I leave behind me a trail of beers.
No, I’m not littering. Rather, I’m leaving behind artifacts—and they’re full of lager. Why shouldn’t I? Almost everyone who has come and gone from this region, in the hills of southern France, has left their mark. Prehistoric people painted buffaloes and bears and such on cave walls. Later in time, people built cathedrals and castles which still stand today in nearly every town and on nearly every hilltop. Vintners dug their own caves and stashed vintage after vintage of the world’s finest wines.
And so, in a land so buried with layers of history, I shoved two beers several days ago into a hole in the base of a stone wall, beside the cemetery, in the village of Groléjac, near Sarlat-la-Caneda. These were strong beers, of 8-plus percent alcohol, which should preserve them for several hot summers and cold winters—and whether next month, or next year, or in a century, I hope that someone visits this site and has a beer—on me. (You might take one and leave the other for posterity, though that’s just a gentle suggestion.)
So where exactly are these hidden beers? Here are the directions: Take highway D-50 west from Saint-Julien-de-Lampon. The Dordogne River will be at your right as you wind through the hills and the dark woods. You will pass through Sainte Mondane after three kilometers and, after several more, you will enter Groléjac. You will see a walnut orchard on your right, a cemetery on your left. You are there. Now pull over and notice that, along the base of the wall beneath the cemetery lawn where it reaches the road level, there are cobblestone-sized holes. Use the photo above to guide you, and you should have no trouble finding the right nook. In one of them are two strong lagers. If you find them, send me an email (I’ve left my card affixed to each can), and I’ll pass on the word. You might even continue the game and take the beers to a new place. Email me a description of where one may find them next, and I’ll notify readers.
I hid another beer yesterday—also a strong lager in a can. It, too, I left in a stone wall, this one running along the south side of highway D-703 just a kilometer or so west of Le Bugue at a site overlooking the town itself, out in the sprawling green valley. Almost straight beneath the highway is the Vezere River, a tributary to the Dordogne. Note that the beer is hidden about 100 meters east of the white stucco 27 kilometer marker stone.
The Groléjac beers and the one stashed near Le Bugue are only the beginning of this game, for I intend to make a habit of hiding beers in strange places as I pedal from here (I’m now near Bergerac) to Bordeaux and then south into the Pyrenees and, finally, Spain. I concede: These aren’t beers of the highest quality, but it’s the game that’s worth playing; a beer in the grass, along the roadside in southern France, is just a little extra incentive.

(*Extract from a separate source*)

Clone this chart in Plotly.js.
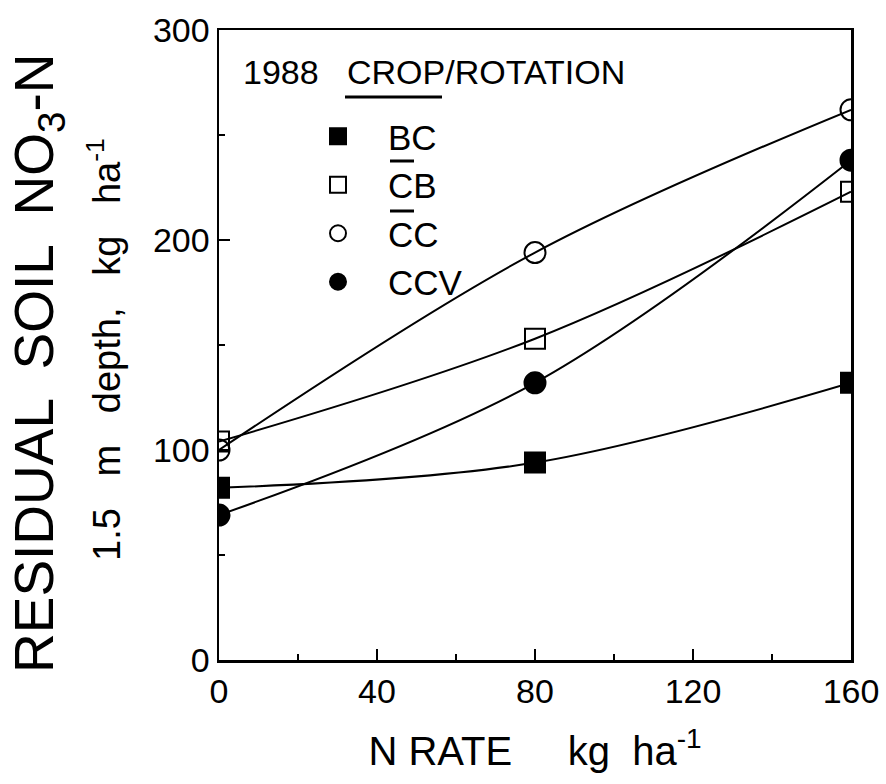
<!DOCTYPE html>
<html><head><meta charset="utf-8">
<script src="https://cdn.plot.ly/plotly-3.0.1.min.js"></script>
<style>html,body{margin:0;padding:0;background:#fff}</style>
</head><body>
<div id="chart" style="width:886px;height:784px"></div>
<script>
// ---- data ----
const nRate = [0, 80, 160];
const bcVals = [82, 94, 132];
const cbVals = [104, 153, 223];
const ccVals = [100, 194, 262];
const ccvVals = [69, 132, 238];
const seriesLabels = ['BC', 'CB', 'CC', 'CCV'];
const xTickVals = [0, 40, 80, 120, 160];
const yTickVals = [0, 100, 200, 300];

const FONT = 'Liberation Sans, Arial, sans-serif';
const L = 219, R = 851, T = 30, B = 660;
const px2x = p => (p - L) / (R - L);
const px2y = p => (B - p) / (B - T);

const series = [
  {name: seriesLabels[0], y: bcVals, symbol: 'square', size: 20},
  {name: seriesLabels[1], y: cbVals, symbol: 'square-open', size: 20},
  {name: seriesLabels[2], y: ccVals, symbol: 'circle-open', size: 21},
  {name: seriesLabels[3], y: ccvVals, symbol: 'circle', size: 21}
];

const traces = [];
series.forEach(s => {
  traces.push({x: nRate, y: s.y, mode: 'lines', showlegend: false, hoverinfo: 'skip',
    line: {color: '#000', width: 2, shape: 'spline', smoothing: 1}});
});
series.forEach(s => {
  traces.push({x: nRate, y: s.y, mode: 'markers', name: s.name,
    marker: {symbol: s.symbol, size: s.size, color: '#000', line: {color: '#000', width: 2}}});
});

const layout = {
  width: 886, height: 784,
  margin: {l: L, r: 886 - R, t: T, b: 784 - B},
  paper_bgcolor: '#fff', plot_bgcolor: '#fff',
  font: {family: FONT, color: '#000'},
  showlegend: true,
  legend: {x: px2x(288), y: px2y(107), xanchor: 'left', yanchor: 'top',
    bgcolor: 'rgba(0,0,0,0)', font: {size: 35, family: FONT, color: '#000'},
    itemwidth: 90, traceorder: 'normal'},
  xaxis: {range: [0, 160], tickvals: xTickVals, ticks: 'inside', ticklen: 11, tickwidth: 2,
    tickcolor: '#000', showline: true, linewidth: 2.5, linecolor: '#000', mirror: true,
    showgrid: false, zeroline: false, tickfont: {size: 34, family: FONT},
    minor: {dtick: 20, ticks: 'inside', ticklen: 6, tickwidth: 1.5, tickcolor: '#000', showgrid: false},
    title: {text: 'N RATE     kg  ha<sup>-1</sup>', font: {size: 40, family: FONT}, standoff: 28}},
  yaxis: {range: [0, 300], tickvals: yTickVals, ticks: 'inside', ticklen: 11, tickwidth: 2,
    tickcolor: '#000', showline: true, linewidth: 2.5, linecolor: '#000', mirror: true,
    showgrid: false, zeroline: false, tickfont: {size: 34, family: FONT},
    minor: {dtick: 50, ticks: 'inside', ticklen: 6, tickwidth: 1.5, tickcolor: '#000', showgrid: false}},
  annotations: [
    {text: 'RESIDUAL  SOIL  NO<sub>3</sub>-N', xref: 'paper', yref: 'paper', x: px2x(38), y: px2y(364),
      xanchor: 'center', yanchor: 'middle', textangle: -90, showarrow: false,
      font: {size: 55, family: FONT, color: '#000'}},
    {text: '1.5   m   depth,   kg   ha<sup>-1</sup>', xref: 'paper', yref: 'paper', x: px2x(104), y: px2y(350),
      xanchor: 'center', yanchor: 'middle', textangle: -90, showarrow: false,
      font: {size: 38, family: FONT, color: '#000'}},
    {text: '1988   CROP/ROTATION', xref: 'paper', yref: 'paper', x: px2x(241), y: px2y(72),
      xanchor: 'left', yanchor: 'middle', showarrow: false,
      font: {size: 34, family: FONT, color: '#000'}}
  ],
  shapes: [
    {type: 'line', xref: 'paper', yref: 'paper', x0: px2x(345), x1: px2x(442), y0: px2y(97), y1: px2y(97),
      line: {color: '#000', width: 3}},
    {type: 'line', xref: 'paper', yref: 'paper', x0: px2x(390), x1: px2x(414), y0: px2y(161), y1: px2y(161),
      line: {color: '#000', width: 3}},
    {type: 'line', xref: 'paper', yref: 'paper', x0: px2x(390), x1: px2x(414), y0: px2y(211), y1: px2y(211),
      line: {color: '#000', width: 3}}
  ]
};

Plotly.newPlot('chart', traces, layout, {displayModeBar: false, staticPlot: true});
</script>
</body></html>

Beer is not something for which the French are particularly known. Indeed, most of the strong lagers and ales found in local fancy foods stores are from Belgium and Holland. One Dutch brand, Amsterdam, makes a lager called Navigator, which seems appropriate for a traveler to enjoy. The beer is strong—about 8.5 percent alcohol by volume. But Amsterdam’s biggest gun is–and how cool is this?—the Maximator, a wine-strength lager that comes in a half-liter can. I discovered this beer years ago, during another bike ride through France, and drank a can of it with my father and a friend named Rudi in the grass by a small highway, as we looked out upon a distant castle, or a flock of sheep, or some crumbling stone buildings, or some peasants slogging manure. I really don’t remember, but it was classic French. Anyway, upon standing to go, my dad momentarily staggered under the influence of the beer as he put on his helmet. And so we’ve joked for years about the time near Conques that my dad got “maximated.” (Just four days ago, one of our party, a fellow named Milton, drank an entire Maximator in a sitting. He was a bit wobbly on the ride home, and we exhumed the old maximator joke. It never gets old.)
But the French do brew. Their beers are often labeled as “artisanale” and corked into 750-milliliter Champagne-style bottles. The majority of these are low alcohol—5 or 6 percent by volume—which is fine, but these thirst-quenchers wouldn’t last a summer stashed in a stone wall in the South of France. Nonetheless, beer is here, most of it in supermarket aisles, some available direct from roadside breweries, and a few cans for free—if, that is, you shove your hands into the right holes.
You may not want the beer, but the Périgord is one of the loveliest parts of the world, and anyone should go—even if it’s only for the wine.